Thursday, September 5, 2013

Canon 8-15mm f/4L Fisheye on a Canon 1D Mark IV (APS-H 1.3x)

Recently I have been playing with the Canon 8-15mm f/4L fisheye, it's a great lens and the image quality at f/4 wide open produces pictures that are useable and of sufficient sharpness. Essentially, this lens is more catered towards full frame users, and you tend to use only either 8mm to produce the circular fisheye image (all black and just one circle) or at 15mm where you get a full diagonal and traditional fisheye.





So what does this look like on a APS-H camera?


 At 8mm on 1D Mark IV, you get a cropped-off circlular fisheye, which doesn't really look pleasing.


  At 12mm on 1D Mark IV, this is the perfect fisheye for a APS-H camera where you maximise the full diagonals.


At 15mm on 1D Mark IV, its more zoomed-in and totally not very pleasing.



Nevertheless, it still makes pretty decent pictures if you know where to point this lens at. Most APS-H users would find that they only end up using 12mm, which produces fisheye images like these:

Canon 1D Mark IV, 1/8th, f/4, ISO 3200, pure unedited JPG image.

Canon 1D Mark IV, 1/40th, f/4, ISO 1600, pure unedited JPG image.


On the overall, this is a fun lens to have, but if you are on a cropped camera, you might not be able to utilise the full potentials of this lens. A good-to-have but not necessary as there are other ways to create fisheye images, e.g. using post-processing methods or other third party fisheye lenses.

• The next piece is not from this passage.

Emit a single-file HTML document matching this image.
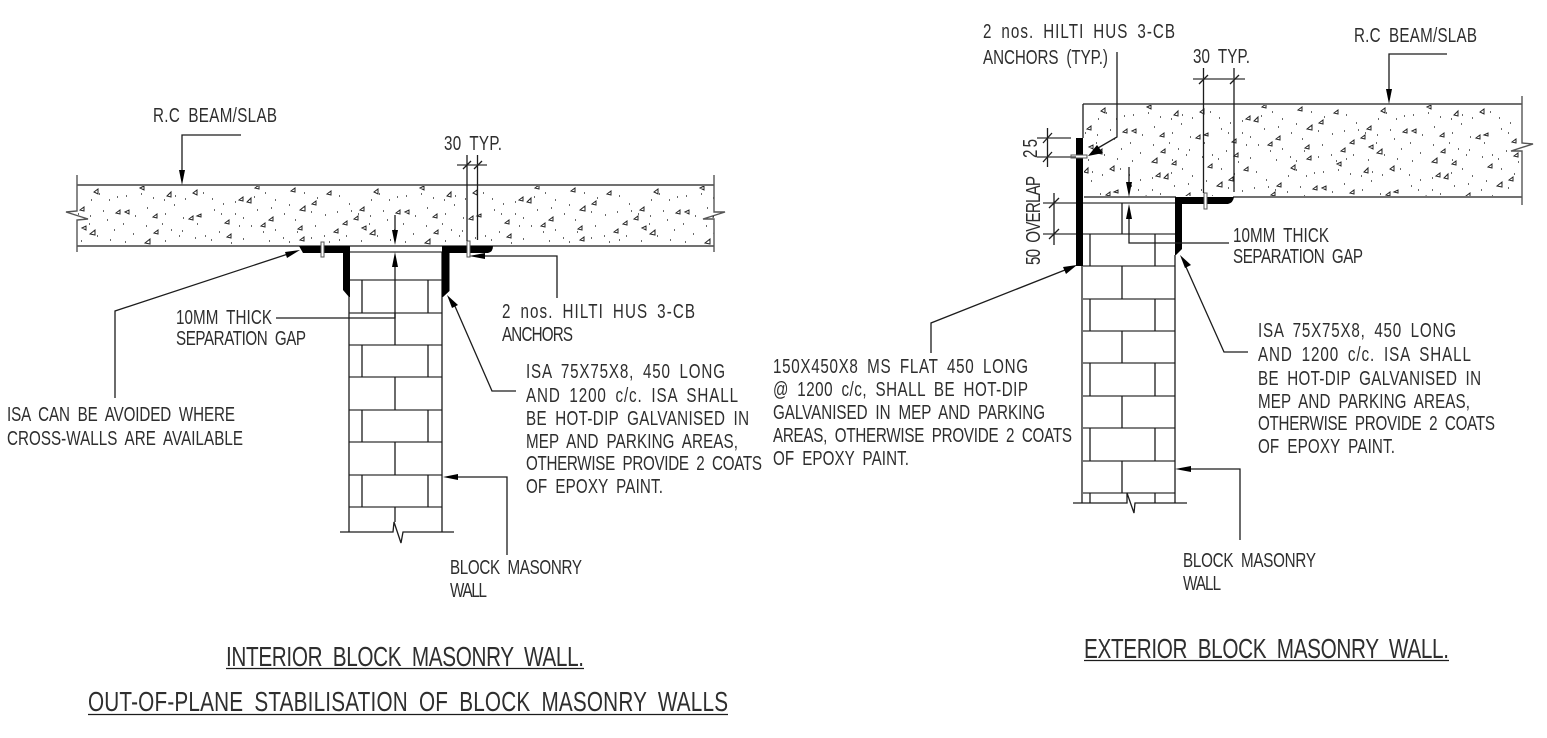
<!DOCTYPE html>
<html><head><meta charset="utf-8"><style>
html,body{margin:0;padding:0;background:#fff;width:1547px;height:738px;overflow:hidden}
svg{display:block}
.l{fill:none;stroke:#1c1c1c;stroke-width:1.3}
.g{fill:none;stroke:#555;stroke-width:1.4}
text{font-family:"Liberation Sans",sans-serif;font-size:20.5px;fill:#2e2e2e;word-spacing:5px}
.t{font-size:28px;word-spacing:7px}
</style></head><body>
<svg width="1547" height="738" viewBox="0 0 1547 738" xmlns="http://www.w3.org/2000/svg">
<defs>
<clipPath id="c1"><rect x="78" y="186" width="636" height="59"/></clipPath>
<clipPath id="c2"><rect x="1084" y="105" width="437" height="91"/></clipPath>
<g id="agg">
<path fill="none" stroke="#222" stroke-width="1" d="M95 192l4-3v5zM141 188l4-2v4zM168 196l4-4v5zM194 193l4-3v5zM256 188l4-3v4zM240 200l4-3v4zM248 202l4-4v5zM292 191l4-3v4zM328 194l4-3v4zM313 204l4-3v4zM301 210l5-4v5zM81 210l4-3v4zM117 213l4-3v4zM126 212l4-2v4zM154 217l4-3v4zM190 219l4-3v4zM198 216l4-2v3zM226 223l4-3v4zM270 220l4-3v4zM262 226l4-3v4zM299 229l4-3v4zM344 224l4-3v4zM355 219l4-3v4zM335 232l4-3v4zM83 228l4-2v4zM91 234l5-4v5zM155 233l4-3v4zM228 237l4-3v4zM146 243l5-4v5zM301 240l4-3v4z"/>
<path fill="none" stroke="#111" stroke-width="1.2" d="M100 194h1M110 200h1M92 200h1M118 197h1M127 196h1M142 194h1M154 198h1M165 200h1M176 196h1M186 199h1M204 193h1M213 199h1M224 204h1M236 202h1M255 197h1M266 193h1M276 200h1M290 205h1M305 193h1M318 198h1M340 196h1M350 204h1M79 214h1M91 216h1M104 211h1M108 220h1M136 216h1M148 208h1M166 214h1M175 205h1M184 218h1M215 210h1M222 214h1M236 214h1M244 218h1M258 210h1M272 208h1M285 214h1M296 220h1M312 212h1M326 215h1M338 212h1M352 211h1M90 224h1M98 236h1M115 230h1M124 224h1M134 234h1M147 226h1M163 224h1M172 230h1M183 231h1M198 224h1M206 236h1M220 232h1M240 226h1M252 226h1M264 232h1M276 230h1M284 238h1M298 232h1M316 226h1M325 236h1M347 236h1M82 241h1M111 240h1M126 242h1M166 241h1M180 236h1M196 238h1M212 240h1M232 243h1M244 239h1M270 241h1M290 242h1M312 238h1M330 242h1M340 240h1"/>
</g>
</defs>
<rect width="1547" height="738" fill="#fff"/>

<!-- aggregates -->
<g clip-path="url(#c1)">
<use href="#agg" x="-1"/><use href="#agg" x="279"/><use href="#agg" x="559"/>
</g>
<g clip-path="url(#c2)">
<use href="#agg" transform="translate(1006,-81)"/><use href="#agg" transform="translate(1286,-81)"/>
<use href="#agg" transform="translate(916,-24)"/><use href="#agg" transform="translate(1196,-24)"/>
</g>

<!-- LEFT DETAIL: slab -->
<path class="l" d="M77 185H714M77 246H714"/>
<path class="g" d="M77 175V211L66 212L88 219L77 220V252M714 175V212L725 212L703 219L714 219V252"/>
<!-- LEFT wall -->
<path class="g" d="M350 252H442M349 280H442M349 313H442M349 345H442M349 377H442M349 410H442M349 442H442M349 475H442M349 507H442"/>
<path class="l" d="M349 252V532M442 252V532M362 280V313M428 280V313M395 313V345M362 345V377M428 345V377M395 377V410M362 410V442M428 410V442M395 442V475M362 475V507M428 475V507M395 507V522"/>
<path class="l" d="M340 532H393L394 522L401 543L403 532H454"/>
<!-- LEFT angles -->
<path fill="#000" d="M299 246L303 253H343V290L349 297H350V246Z"/>
<path fill="#000" d="M442 246V297H443L449.500 291V253H488Q493 252 493 246Z"/>
<rect x="321" y="242" width="3" height="15" fill="#fff" stroke="#555" stroke-width="1"/>
<rect x="467" y="241" width="3" height="16" fill="#fff" stroke="#555" stroke-width="1"/>
<!-- LEFT dims -->
<path class="l" d="M467 155V241M477.500 155V240"/>
<path class="g" d="M457 165H487"/>
<path class="l" d="M463 169L471 161M474 169L482 161"/>
<path class="l" d="M395 215V232M395 265V318H276"/>
<path fill="#000" d="M395 245L392 230H398ZM395 252L392 267H398Z"/>
<path class="l" d="M484 256H557V298"/>
<path fill="#000" d="M469 256L485 253V259Z"/>
<path class="l" d="M241 135H182V172"/>
<path fill="#000" d="M182 185L179 170H185Z"/>
<path class="l" d="M288 254L115 311V398"/>
<path fill="#000" d="M300 250L285 252L287 258Z"/>
<path class="l" d="M454 304L492 391H516"/>
<path fill="#000" d="M447 295L452 308L458 305Z"/>
<path class="l" d="M456 477H507V555"/>
<path fill="#000" d="M443 477L458 474V480Z"/>

<!-- LEFT text -->
<text transform="translate(153,122) scale(.74,1)" textLength="167.600" lengthAdjust="spacing">R.C BEAM/SLAB</text>
<text transform="translate(444,150) scale(.74,1)" textLength="78.400" lengthAdjust="spacing">30 TYP.</text>
<text transform="translate(176,324) scale(.74,1)" textLength="129.700" lengthAdjust="spacing">10MM THICK</text>
<text transform="translate(176,345) scale(.74,1)" textLength="175.700" lengthAdjust="spacing">SEPARATION GAP</text>
<text transform="translate(502,318) scale(.74,1)" textLength="260.800" lengthAdjust="spacing">2 nos. HILTI HUS 3-CB</text>
<text transform="translate(502,341) scale(.74,1)" textLength="95.900" lengthAdjust="spacing">ANCHORS</text>
<text transform="translate(526,378) scale(.74,1)" textLength="268.900" lengthAdjust="spacing">ISA 75X75X8, 450 LONG</text>
<text transform="translate(526,402) scale(.74,1)" textLength="286.500" lengthAdjust="spacing">AND 1200 c/c. ISA SHALL</text>
<text transform="translate(526,425) scale(.74,1)" textLength="301.400" lengthAdjust="spacing">BE HOT-DIP GALVANISED IN</text>
<text transform="translate(526,448) scale(.74,1)" textLength="286.500" lengthAdjust="spacing">MEP AND PARKING AREAS,</text>
<text transform="translate(526,470) scale(.74,1)" textLength="318.900" lengthAdjust="spacing">OTHERWISE PROVIDE 2 COATS</text>
<text transform="translate(526,493) scale(.74,1)" textLength="185.100" lengthAdjust="spacing">OF EPOXY PAINT.</text>
<text transform="translate(7,421) scale(.74,1)" textLength="308.100" lengthAdjust="spacing">ISA CAN BE AVOIDED WHERE</text>
<text transform="translate(7,445) scale(.74,1)" textLength="318.900" lengthAdjust="spacing">CROSS-WALLS ARE AVAILABLE</text>
<text transform="translate(450,574) scale(.74,1)" textLength="178.400" lengthAdjust="spacing">BLOCK MASONRY</text>
<text transform="translate(450,597) scale(.74,1)" textLength="50" lengthAdjust="spacing">WALL</text>
<text class="t" transform="translate(226,666) scale(.74,1)" textLength="483.800" lengthAdjust="spacing">INTERIOR BLOCK MASONRY WALL.</text>
<path class="l" d="M226 668.500H584"/>
<text class="t" transform="translate(88,711) scale(.74,1)" textLength="864.900" lengthAdjust="spacing">OUT-OF-PLANE STABILISATION OF BLOCK MASONRY WALLS</text>
<path class="l" d="M88 714.500H728"/>

<!-- RIGHT DETAIL: slab -->
<path class="l" d="M1083 104H1522M1084 197H1176M1233 197H1522M1083 104V138"/>
<path class="g" d="M1522 96V143L1533 144L1511 151L1522 151V205"/>
<!-- RIGHT wall -->
<path class="g" d="M1083 203H1176M1083 234H1175M1083 266H1175M1083 299H1175M1083 331H1175M1083 363H1175M1083 396H1175M1083 428H1175M1083 461H1175M1083 493H1175"/>
<path class="l" d="M1082 266V503M1175 255V503M1122 203V234M1090 234V266M1155 234V266M1122 266V299M1090 299V331M1155 299V331M1122 331V363M1090 363V396M1155 363V396M1122 396V428M1090 428V461M1155 428V461M1122 461V493M1090 493V503M1155 493V503"/>
<path class="l" d="M1073 503H1127V493L1134 513L1135 503H1187"/>
<!-- RIGHT plates -->
<rect x="1076" y="138" width="7" height="128" fill="#000"/>
<rect x="1071" y="155" width="16" height="3" fill="#fff" stroke="#555" stroke-width="1"/>
<path fill="#000" d="M1175 197V255H1176L1182 249V204H1228Q1233 203 1234 197Z"/>
<rect x="1204" y="193" width="3" height="16" fill="#fff" stroke="#555" stroke-width="1"/>
<!-- RIGHT dims -->
<path class="l" d="M1203.500 68V193M1234 68V192"/>
<path class="g" d="M1193 79H1245"/>
<path class="l" d="M1199 84L1208 75M1230 84L1239 75"/>
<path class="l" d="M1117 52V137L1098 148"/>
<path fill="#000" d="M1088 156L1097 145L1103 153Z"/>
<path class="l" d="M1047.500 128V167"/>
<path class="g" d="M1037 138H1071M1037 157H1076M1043 203H1076M1043 234H1076"/>
<path class="l" d="M1043 143L1052 133M1043 162L1052 152"/>
<path class="l" d="M1054 193V245M1049 208L1059 198M1049 239L1059 229"/>
<path class="l" d="M1129 167V184M1129 217V243H1229"/>
<path fill="#000" d="M1129 197L1126 182H1132ZM1129 204L1126 219H1132Z"/>
<path class="l" d="M1447 54H1389V91"/>
<path fill="#000" d="M1389 104L1386 89H1392Z"/>
<path class="l" d="M1186 267L1224 352H1248"/>
<path fill="#000" d="M1180 255L1185 268L1191 265Z"/>
<path class="l" d="M1189 469H1240V540"/>
<path fill="#000" d="M1175 469L1191 466V472Z"/>
<path class="l" d="M1065 270L931 323V353"/>
<path fill="#000" d="M1077 265L1063 267L1066 274Z"/>

<!-- RIGHT text -->
<text transform="translate(983,38) scale(.74,1)" textLength="259.500" lengthAdjust="spacing">2 nos. HILTI HUS 3-CB</text>
<text transform="translate(983,64) scale(.74,1)" textLength="168.900" lengthAdjust="spacing">ANCHORS (TYP.)</text>
<text transform="translate(1193,63) scale(.74,1)" textLength="77" lengthAdjust="spacing">30 TYP.</text>
<text transform="translate(1354,42) scale(.74,1)" textLength="166.200" lengthAdjust="spacing">R.C BEAM/SLAB</text>
<text transform="translate(1037,158) rotate(-90) scale(.74,1)" textLength="25.700" lengthAdjust="spacing">25</text>
<text transform="translate(1040,265) rotate(-90) scale(.74,1)" textLength="120.300" lengthAdjust="spacing">50 OVERLAP</text>
<text transform="translate(1233,242) scale(.74,1)" textLength="129.700" lengthAdjust="spacing">10MM THICK</text>
<text transform="translate(1233,263) scale(.74,1)" textLength="175.700" lengthAdjust="spacing">SEPARATION GAP</text>
<text transform="translate(1258,337) scale(.74,1)" textLength="267.600" lengthAdjust="spacing">ISA 75X75X8, 450 LONG</text>
<text transform="translate(1258,361) scale(.74,1)" textLength="287.800" lengthAdjust="spacing">AND 1200 c/c. ISA SHALL</text>
<text transform="translate(1258,385) scale(.74,1)" textLength="301.400" lengthAdjust="spacing">BE HOT-DIP GALVANISED IN</text>
<text transform="translate(1258,408) scale(.74,1)" textLength="286.500" lengthAdjust="spacing">MEP AND PARKING AREAS,</text>
<text transform="translate(1258,430) scale(.74,1)" textLength="320.300" lengthAdjust="spacing">OTHERWISE PROVIDE 2 COATS</text>
<text transform="translate(1258,453) scale(.74,1)" textLength="185.100" lengthAdjust="spacing">OF EPOXY PAINT.</text>
<text transform="translate(773,373) scale(.74,1)" textLength="344.600" lengthAdjust="spacing">150X450X8 MS FLAT 450 LONG</text>
<text transform="translate(773,396) scale(.74,1)" textLength="344.600" lengthAdjust="spacing">@ 1200 c/c, SHALL BE HOT-DIP</text>
<text transform="translate(773,419) scale(.74,1)" textLength="367.600" lengthAdjust="spacing">GALVANISED IN MEP AND PARKING</text>
<text transform="translate(773,442) scale(.74,1)" textLength="404" lengthAdjust="spacing">AREAS, OTHERWISE PROVIDE 2 COATS</text>
<text transform="translate(773,465) scale(.74,1)" textLength="183.800" lengthAdjust="spacing">OF EPOXY PAINT.</text>
<text transform="translate(1183,567) scale(.74,1)" textLength="179.700" lengthAdjust="spacing">BLOCK MASONRY</text>
<text transform="translate(1183,590) scale(.74,1)" textLength="51.400" lengthAdjust="spacing">WALL</text>
<text class="t" transform="translate(1084,658) scale(.74,1)" textLength="493.200" lengthAdjust="spacing">EXTERIOR BLOCK MASONRY WALL.</text>
<path class="l" d="M1084 660.500H1449"/>
</svg>
</body></html>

One downside is the lens cap (LENS CAP 8-15) is plastic, and I doubt you might be able to get a replacement if this is damaged. When I go around shooting with this lens, I usually keep the lens cap with EW-77 hood on until I am ready to shoot something as I do not want to end up knocking or leaving fingerprints on the front element.


Cheers hope this was useful for you!